◆ Job ◆
Copy out the whole listing exactly as written, leaving the pictures behind.

◆ Material provided ◆
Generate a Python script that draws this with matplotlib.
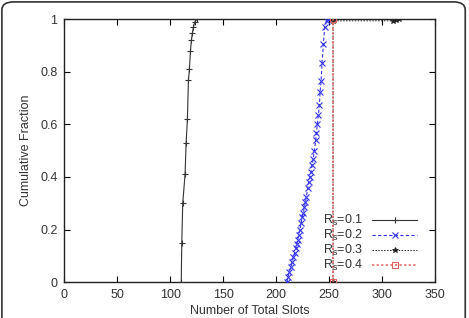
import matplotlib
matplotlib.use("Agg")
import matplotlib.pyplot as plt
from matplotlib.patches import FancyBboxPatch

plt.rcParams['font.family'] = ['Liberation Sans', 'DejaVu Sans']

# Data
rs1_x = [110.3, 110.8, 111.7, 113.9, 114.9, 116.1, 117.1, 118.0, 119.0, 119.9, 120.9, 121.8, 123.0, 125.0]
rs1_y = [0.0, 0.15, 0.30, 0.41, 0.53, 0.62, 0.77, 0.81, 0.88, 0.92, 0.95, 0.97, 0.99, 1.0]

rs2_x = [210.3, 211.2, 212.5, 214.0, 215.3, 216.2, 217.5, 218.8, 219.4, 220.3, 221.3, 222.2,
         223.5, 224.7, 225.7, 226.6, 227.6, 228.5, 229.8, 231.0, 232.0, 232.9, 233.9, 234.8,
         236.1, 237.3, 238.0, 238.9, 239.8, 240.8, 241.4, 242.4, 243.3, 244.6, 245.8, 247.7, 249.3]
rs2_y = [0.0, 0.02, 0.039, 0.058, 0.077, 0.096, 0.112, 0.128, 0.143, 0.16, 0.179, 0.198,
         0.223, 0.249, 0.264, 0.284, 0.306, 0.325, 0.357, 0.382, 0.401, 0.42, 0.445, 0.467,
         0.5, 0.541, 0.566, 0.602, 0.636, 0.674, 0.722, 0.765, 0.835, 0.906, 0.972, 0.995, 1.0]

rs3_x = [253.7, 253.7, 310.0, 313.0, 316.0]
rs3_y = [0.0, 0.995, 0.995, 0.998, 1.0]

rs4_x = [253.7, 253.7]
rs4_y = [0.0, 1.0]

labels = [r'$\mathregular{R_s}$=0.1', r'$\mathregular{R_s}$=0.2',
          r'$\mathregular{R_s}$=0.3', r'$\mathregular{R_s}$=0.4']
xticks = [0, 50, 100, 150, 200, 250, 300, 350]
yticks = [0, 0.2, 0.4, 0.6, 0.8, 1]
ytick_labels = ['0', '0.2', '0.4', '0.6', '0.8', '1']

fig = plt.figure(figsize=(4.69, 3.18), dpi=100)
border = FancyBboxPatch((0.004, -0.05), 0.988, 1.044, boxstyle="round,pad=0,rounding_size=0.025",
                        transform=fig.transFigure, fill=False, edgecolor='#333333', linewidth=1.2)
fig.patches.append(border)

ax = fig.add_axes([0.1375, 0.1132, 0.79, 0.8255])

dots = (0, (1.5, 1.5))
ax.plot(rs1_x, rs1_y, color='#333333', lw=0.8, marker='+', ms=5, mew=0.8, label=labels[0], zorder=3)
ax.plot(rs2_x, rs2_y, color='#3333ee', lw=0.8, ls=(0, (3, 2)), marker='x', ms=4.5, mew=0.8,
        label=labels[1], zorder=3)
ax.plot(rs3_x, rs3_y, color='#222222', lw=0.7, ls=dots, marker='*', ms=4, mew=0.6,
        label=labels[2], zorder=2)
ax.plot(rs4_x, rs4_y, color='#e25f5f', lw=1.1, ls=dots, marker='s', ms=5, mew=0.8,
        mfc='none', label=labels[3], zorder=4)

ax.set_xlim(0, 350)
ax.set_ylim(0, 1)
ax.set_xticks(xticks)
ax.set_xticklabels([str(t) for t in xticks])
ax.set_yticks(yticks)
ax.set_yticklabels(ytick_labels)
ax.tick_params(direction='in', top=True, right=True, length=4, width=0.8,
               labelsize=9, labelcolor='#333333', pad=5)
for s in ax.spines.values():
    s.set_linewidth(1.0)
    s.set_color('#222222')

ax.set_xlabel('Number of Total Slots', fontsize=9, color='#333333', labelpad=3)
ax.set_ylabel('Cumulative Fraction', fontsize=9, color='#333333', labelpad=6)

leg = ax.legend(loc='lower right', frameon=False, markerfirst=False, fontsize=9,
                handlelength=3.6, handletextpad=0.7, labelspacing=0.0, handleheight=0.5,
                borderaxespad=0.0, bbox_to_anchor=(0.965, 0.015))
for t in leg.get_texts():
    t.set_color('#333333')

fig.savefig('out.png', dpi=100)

◆ Task response ◆
Generate a Python script that draws this with matplotlib.
import matplotlib
matplotlib.use("Agg")
import matplotlib.pyplot as plt
from matplotlib.patches import FancyBboxPatch

plt.rcParams['font.family'] = ['Liberation Sans', 'DejaVu Sans']

# Data
rs1_x = [110.3, 110.8, 111.7, 113.9, 114.9, 116.1, 117.1, 118.0, 119.0, 119.9, 120.9, 121.8, 123.0, 125.0]
rs1_y = [0.0, 0.15, 0.30, 0.41, 0.53, 0.62, 0.77, 0.81, 0.88, 0.92, 0.95, 0.97, 0.99, 1.0]

rs2_x = [210.3, 211.2, 212.5, 214.0, 215.3, 216.2, 217.5, 218.8, 219.4, 220.3, 221.3, 222.2,
         223.5, 224.7, 225.7, 226.6, 227.6, 228.5, 229.8, 231.0, 232.0, 232.9, 233.9, 234.8,
         236.1, 237.3, 238.0, 238.9, 239.8, 240.8, 241.4, 242.4, 243.3, 244.6, 245.8, 247.7, 249.3]
rs2_y = [0.0, 0.02, 0.039, 0.058, 0.077, 0.096, 0.112, 0.128, 0.143, 0.16, 0.179, 0.198,
         0.223, 0.249, 0.264, 0.284, 0.306, 0.325, 0.357, 0.382, 0.401, 0.42, 0.445, 0.467,
         0.5, 0.541, 0.566, 0.602, 0.636, 0.674, 0.722, 0.765, 0.835, 0.906, 0.972, 0.995, 1.0]

rs3_x = [253.7, 253.7, 310.0, 313.0, 316.0]
rs3_y = [0.0, 0.995, 0.995, 0.998, 1.0]

rs4_x = [253.7, 253.7]
rs4_y = [0.0, 1.0]

labels = [r'$\mathregular{R_s}$=0.1', r'$\mathregular{R_s}$=0.2',
          r'$\mathregular{R_s}$=0.3', r'$\mathregular{R_s}$=0.4']
xticks = [0, 50, 100, 150, 200, 250, 300, 350]
yticks = [0, 0.2, 0.4, 0.6, 0.8, 1]
ytick_labels = ['0', '0.2', '0.4', '0.6', '0.8', '1']

fig = plt.figure(figsize=(4.69, 3.18), dpi=100)
border = FancyBboxPatch((0.004, -0.05), 0.988, 1.044, boxstyle="round,pad=0,rounding_size=0.025",
                        transform=fig.transFigure, fill=False, edgecolor='#333333', linewidth=1.2)
fig.patches.append(border)

ax = fig.add_axes([0.1375, 0.1132, 0.79, 0.8255])

dots = (0, (1.5, 1.5))
ax.plot(rs1_x, rs1_y, color='#333333', lw=0.8, marker='+', ms=5, mew=0.8, label=labels[0], zorder=3)
ax.plot(rs2_x, rs2_y, color='#3333ee', lw=0.8, ls=(0, (3, 2)), marker='x', ms=4.5, mew=0.8,
        label=labels[1], zorder=3)
ax.plot(rs3_x, rs3_y, color='#222222', lw=0.7, ls=dots, marker='*', ms=4, mew=0.6,
        label=labels[2], zorder=2)
ax.plot(rs4_x, rs4_y, color='#e25f5f', lw=1.1, ls=dots, marker='s', ms=5, mew=0.8,
        mfc='none', label=labels[3], zorder=4)

ax.set_xlim(0, 350)
ax.set_ylim(0, 1)
ax.set_xticks(xticks)
ax.set_xticklabels([str(t) for t in xticks])
ax.set_yticks(yticks)
ax.set_yticklabels(ytick_labels)
ax.tick_params(direction='in', top=True, right=True, length=4, width=0.8,
               labelsize=9, labelcolor='#333333', pad=5)
for s in ax.spines.values():
    s.set_linewidth(1.0)
    s.set_color('#222222')

ax.set_xlabel('Number of Total Slots', fontsize=9, color='#333333', labelpad=3)
ax.set_ylabel('Cumulative Fraction', fontsize=9, color='#333333', labelpad=6)

leg = ax.legend(loc='lower right', frameon=False, markerfirst=False, fontsize=9,
                handlelength=3.6, handletextpad=0.7, labelspacing=0.0, handleheight=0.5,
                borderaxespad=0.0, bbox_to_anchor=(0.965, 0.015))
for t in leg.get_texts():
    t.set_color('#333333')

fig.savefig('out.png', dpi=100)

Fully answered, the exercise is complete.